Andreu Jaume www.elpais.com 16/04/2011
Hace ya tiempo que la crisis económica se utiliza como excusa para desguazar sin contemplaciones el Estado de bienestar.
El pasado día 7 de marzo, el periódico Ara publicaba una entrevista
con Boi Ruiz, consejero de Sanidad de la Generalitat, en la que el
honorable declaraba lo siguiente: "Si quiere estudiar filología clásica
por placer, se lo tendrá que pagar usted. El Estado tiene que facilitar
las cosas a quien quiera estudiar por razones de mercado". Pasada la
indignación que suscita semejante barbaridad, expresada además con la
desdeñosa arrogancia de quien desprecia cuanto ignora, la declaración
sirve para exponer una reflexión bastante más problemática que la
simpleza en la que se inspira.
En primer lugar, hay que notar que el señor Ruiz acierta a elegir la
filología clásica como epítome de los estudios inútiles, es decir, las
humanidades. Desde la ya lejana segmentación de la carrera de Filosofía y
Letras hasta llegar a la actual evisceración de los estudios
humanísticos practicada al dictado del Plan Bolonia, la filología
clásica había quedado como el último refugio de las litterae humaniores,
a salvo de los intentos del mercado por metabolizar una disciplina por
definición inmune a él. Por otra parte, el desprecio por los estudios
clásicos es ya, desde hace muchos años, una postura institucional que no
escandaliza, por desgracia, a nadie. Tampoco es novedosa -aunque sí sea
insólito, tal vez, el descaro con que se plantea- la idea de que la
Universidad debe ceñirse exclusivamente a las demandas del mercado, una
ecuación que menoscaba la condición intempestiva del conocimiento. Si la
educación se imparte sólo en términos mercadotécnicos acaba,
irremediablemente, por desvirtuarse y desahuciar a la sociedad a la que
se pretender servir: tal es el inquietante uróboros que proponen el
consejero Ruiz et alii.
En ¿Qué es un clásico?, una conferencia de 1944, T. S. Eliot
reflexionaba sobre la relación que una sociedad establece con el
concepto de clásico, que él identificaba todavía con Virgilio. Dejando
ahora de lado la caducidad de esa idea, incluso en el momento en que fue
formulada y a sabiendas de su autor, las conclusiones a las que llega
Eliot al respecto resultan sin embargo inesperadamente iluminadoras para
entender el ambiente que ha hecho posible una declaración como la de
Boi Ruiz en nuestros días. Sostenía Eliot que, en su época, cuando el
hombre parecía más dispuesto que nunca a confundir conocimiento con
información e intentaba solventar la vida en términos tecnológicos,
empezaba a surgir una nueva forma de provincianismo que no tenía que ver
con el espacio sino con el tiempo y para el que la historia es
simplemente la crónica de los artefactos humanos; un provincianismo para
el que el mundo es sólo propiedad de los vivos y donde los muertos han
sido desposeídos de su patrimonio -si lo mereciera, parecería una
definición de la actitud del provinciano consejero. Terminaba Eliot
diciendo que el resultado de todo ello es que los habitantes del globo
acabaríamos siendo, todos juntos, provincianos. Y que aquellos que se
resistieran no tendrían más remedio que convertirse en ermitaños.

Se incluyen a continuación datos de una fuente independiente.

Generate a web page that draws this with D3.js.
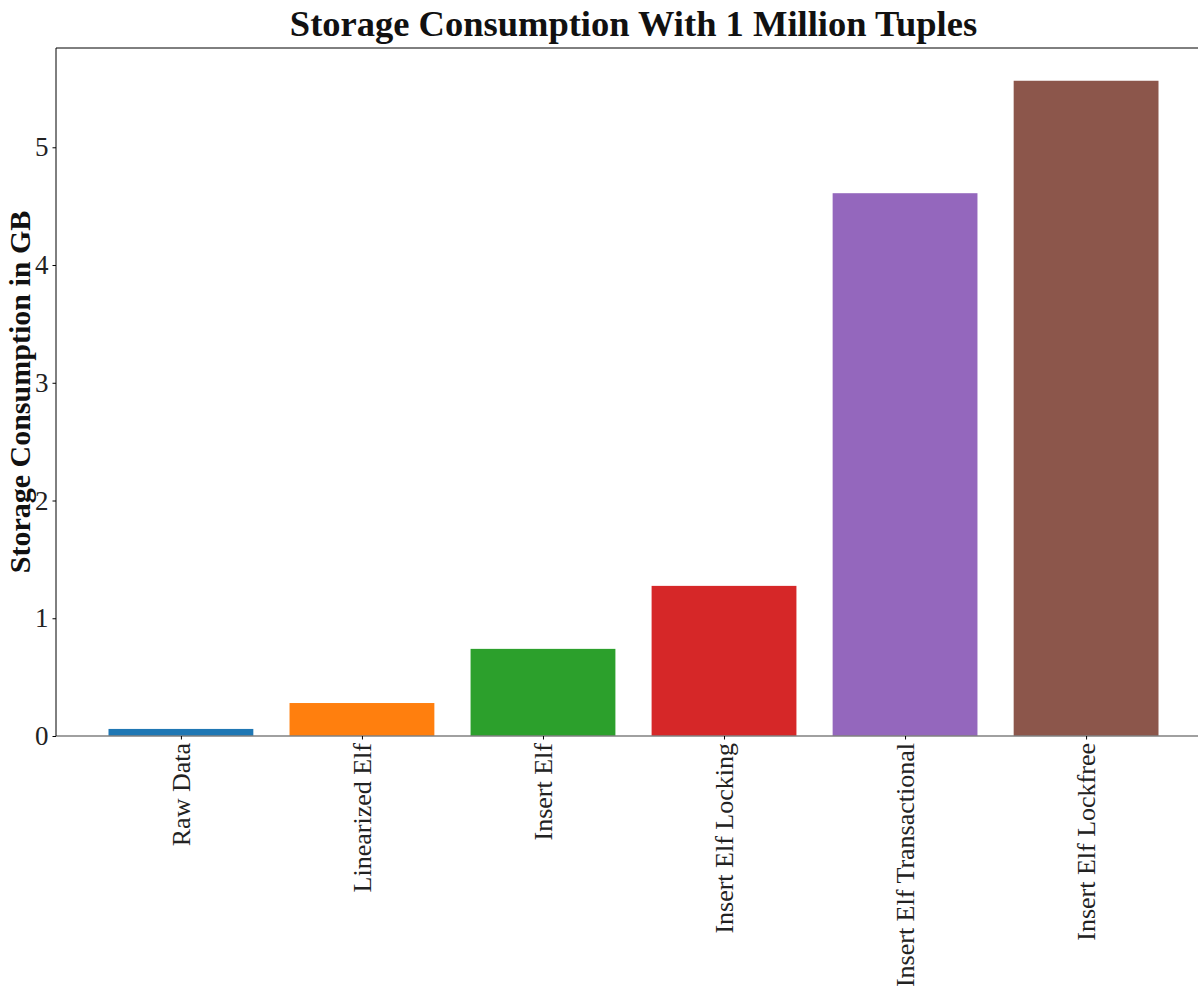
<!DOCTYPE html>
<html>
<head>
<meta charset="utf-8">
<script src="https://cdn.jsdelivr.net/npm/d3@7.9.0/dist/d3.min.js"></script>
<style>
  html, body { margin: 0; padding: 0; background: #fff; }
  svg { display: block; font-family: "Liberation Serif", "DejaVu Serif", serif; }
</style>
</head>
<body>
<svg id="chart" width="1198" height="989"></svg>
<script>
const categories = ["Raw Data", "Linearized Elf", "Insert Elf", "Insert Elf Locking", "Insert Elf Transactional", "Insert Elf Lockfree"];
const storageGB = [0.06, 0.28, 0.74, 1.275, 4.61, 5.565];
const barColors = ["#1f77b4", "#ff7f0e", "#2ca02c", "#d62728", "#9467bd", "#8c564b"];
const yTicks = [0, 1, 2, 3, 4, 5];

const margin = { top: 48, left: 56, right: 1211, bottom: 736 };
const svg = d3.select("#chart");

// matplotlib style limits: bar width 0.8 plus 5% margins
const barWidth = 0.8;
const xPad = (categories.length - 1 + barWidth) * 0.05;
const x = d3.scaleLinear()
  .domain([-barWidth / 2 - xPad, categories.length - 1 + barWidth / 2 + xPad])
  .range([margin.left, margin.right]);
const y = d3.scaleLinear()
  .domain([0, d3.max(storageGB) * 1.05])
  .range([margin.bottom, margin.top]);

// bars
svg.append("g")
  .selectAll("rect")
  .data(storageGB)
  .join("rect")
  .attr("x", (d, i) => x(i - barWidth / 2))
  .attr("width", (d, i) => x(i + barWidth / 2) - x(i - barWidth / 2))
  .attr("y", (d) => y(d))
  .attr("height", (d) => y(0) - y(d))
  .attr("fill", (d, i) => barColors[i]);

// zero line (gray)
svg.append("line")
  .attr("x1", margin.left).attr("x2", margin.right)
  .attr("y1", y(0)).attr("y2", y(0))
  .attr("stroke", "#808080").attr("stroke-width", 1.5);

// spines
svg.append("line")
  .attr("x1", margin.left).attr("x2", margin.left)
  .attr("y1", margin.top).attr("y2", margin.bottom)
  .attr("stroke", "#000").attr("stroke-width", 1);
svg.append("line")
  .attr("x1", margin.left).attr("x2", margin.right)
  .attr("y1", margin.top).attr("y2", margin.top)
  .attr("stroke", "#000").attr("stroke-width", 1);

// y axis
const yAxis = svg.append("g")
  .attr("transform", `translate(${margin.left},0)`)
  .call(d3.axisLeft(y).tickValues(yTicks).tickSize(3.5).tickPadding(4).tickFormat(d3.format("d")));
yAxis.select(".domain").remove();
yAxis.selectAll(".tick line").attr("stroke", "#000");
yAxis.selectAll(".tick text")
  .attr("fill", "#222")
  .style("font-family", "'Liberation Serif', serif")
  .style("font-size", "27px");

// x axis
const xAxis = svg.append("g")
  .attr("transform", `translate(0,${margin.bottom})`)
  .call(d3.axisBottom(x).tickValues(d3.range(categories.length)).tickSize(3.5).tickFormat((i) => categories[i]));
xAxis.select(".domain").remove();
xAxis.selectAll(".tick line").attr("stroke", "#000");
xAxis.selectAll(".tick text")
  .attr("fill", "#222")
  .style("font-family", "'Liberation Serif', serif")
  .style("font-size", "26px")
  .attr("text-anchor", "end")
  .attr("transform", "rotate(-90)")
  .attr("x", -7)
  .attr("y", 0)
  .attr("dy", "0.33em");

// title
svg.append("text")
  .attr("x", (margin.left + margin.right) / 2)
  .attr("y", 36)
  .attr("text-anchor", "middle")
  .style("font-size", "36.5px")
  .style("font-weight", "bold")
  .attr("fill", "#111")
  .text("Storage Consumption With 1 Million Tuples");

// y label
svg.append("text")
  .attr("transform", `translate(30,${(margin.top + margin.bottom) / 2}) rotate(-90)`)
  .attr("text-anchor", "middle")
  .style("font-size", "30px")
  .style("font-weight", "bold")
  .attr("fill", "#111")
  .text("Storage Consumption in GB");
</script>
</body>
</html>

Por otro lado, la aparente extrañeza que produce escuchar una
afirmación de esa naturaleza en boca del titular de Sanidad y no en la
del responsable del ramo induce a pensar que la frase es mucho más que
una ocurrencia. Hace ya bastante tiempo que la crisis económica se
utiliza como excusa para desguazar sin contemplaciones el Estado de
bienestar. Lo que realmente se trasluce en las palabras de Boi Ruiz es
el clima de opinión que se respira en el seno de la Administración
pública. No es casual que la bravata del señor Ruiz haya venido
acompañada del silencio cómplice y vergonzoso de sus colegas y en
especial de Ferran Mascarell, consejero de Cultura, ex miembro del PSC y
ahora incorporado como independiente a ese "Gobierno de los mejores"

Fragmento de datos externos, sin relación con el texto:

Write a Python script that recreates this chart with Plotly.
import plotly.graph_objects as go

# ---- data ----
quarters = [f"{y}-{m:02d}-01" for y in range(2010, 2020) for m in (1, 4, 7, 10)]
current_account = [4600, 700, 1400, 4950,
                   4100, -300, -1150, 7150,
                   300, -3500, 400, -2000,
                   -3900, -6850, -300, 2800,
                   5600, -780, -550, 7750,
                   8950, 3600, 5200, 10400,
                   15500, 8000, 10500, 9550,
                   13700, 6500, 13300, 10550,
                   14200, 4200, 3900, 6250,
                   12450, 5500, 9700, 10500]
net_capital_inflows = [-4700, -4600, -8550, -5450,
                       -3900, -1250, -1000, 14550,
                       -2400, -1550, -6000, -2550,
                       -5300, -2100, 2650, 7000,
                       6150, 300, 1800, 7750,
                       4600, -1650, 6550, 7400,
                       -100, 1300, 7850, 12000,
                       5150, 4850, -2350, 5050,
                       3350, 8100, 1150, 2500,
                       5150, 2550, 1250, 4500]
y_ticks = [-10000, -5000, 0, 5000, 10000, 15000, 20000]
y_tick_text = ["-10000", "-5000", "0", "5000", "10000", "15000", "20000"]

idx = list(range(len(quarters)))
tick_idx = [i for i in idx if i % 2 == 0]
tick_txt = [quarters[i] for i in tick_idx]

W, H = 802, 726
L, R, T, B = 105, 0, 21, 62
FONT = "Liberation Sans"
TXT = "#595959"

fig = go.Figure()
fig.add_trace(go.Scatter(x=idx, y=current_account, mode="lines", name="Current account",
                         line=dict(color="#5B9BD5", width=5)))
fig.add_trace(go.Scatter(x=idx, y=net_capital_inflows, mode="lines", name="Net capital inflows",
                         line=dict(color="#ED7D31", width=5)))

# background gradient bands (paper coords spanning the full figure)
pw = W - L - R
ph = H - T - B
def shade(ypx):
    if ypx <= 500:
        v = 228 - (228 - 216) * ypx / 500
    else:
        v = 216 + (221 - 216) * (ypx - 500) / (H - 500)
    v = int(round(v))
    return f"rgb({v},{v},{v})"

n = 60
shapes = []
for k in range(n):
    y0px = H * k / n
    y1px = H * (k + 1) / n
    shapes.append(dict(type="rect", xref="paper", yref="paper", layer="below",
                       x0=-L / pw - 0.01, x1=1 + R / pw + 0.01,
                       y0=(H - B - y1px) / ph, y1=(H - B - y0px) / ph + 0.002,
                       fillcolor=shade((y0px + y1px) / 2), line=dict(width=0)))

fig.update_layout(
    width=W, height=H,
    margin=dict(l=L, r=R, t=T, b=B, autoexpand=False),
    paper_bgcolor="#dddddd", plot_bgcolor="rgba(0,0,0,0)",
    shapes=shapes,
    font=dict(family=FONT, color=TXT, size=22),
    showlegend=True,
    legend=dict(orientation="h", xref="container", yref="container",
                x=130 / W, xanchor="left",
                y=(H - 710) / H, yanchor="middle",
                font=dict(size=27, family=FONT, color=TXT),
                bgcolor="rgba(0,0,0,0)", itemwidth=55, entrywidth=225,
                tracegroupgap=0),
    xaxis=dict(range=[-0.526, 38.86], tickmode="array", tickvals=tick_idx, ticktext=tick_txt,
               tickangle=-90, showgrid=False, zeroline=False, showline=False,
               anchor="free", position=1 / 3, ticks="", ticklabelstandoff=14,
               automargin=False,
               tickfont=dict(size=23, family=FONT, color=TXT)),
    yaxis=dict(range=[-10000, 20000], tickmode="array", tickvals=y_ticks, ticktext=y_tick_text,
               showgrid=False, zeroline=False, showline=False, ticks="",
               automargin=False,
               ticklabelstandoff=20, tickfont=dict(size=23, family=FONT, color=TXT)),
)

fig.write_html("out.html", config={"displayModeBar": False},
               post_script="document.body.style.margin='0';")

que prometió Artur Mas, responsable último y verdadero artífice de la
afrenta.
Es realmente desolador ver cómo los políticos nacionalistas se llenan
la boca de patriotismo para luego desmantelar la res publica y venderla
por cuatro cuartos. Haría bien Artur Mas en leerse, por ejemplo, el
Discurso fúnebre de Pericles y comprobar hasta qué punto la política que
auspicia no va sólo en contra de la paideia sino de los fundamentos de
la democracia.
(*) Andreu Jaume es editor de Random House Mondadori.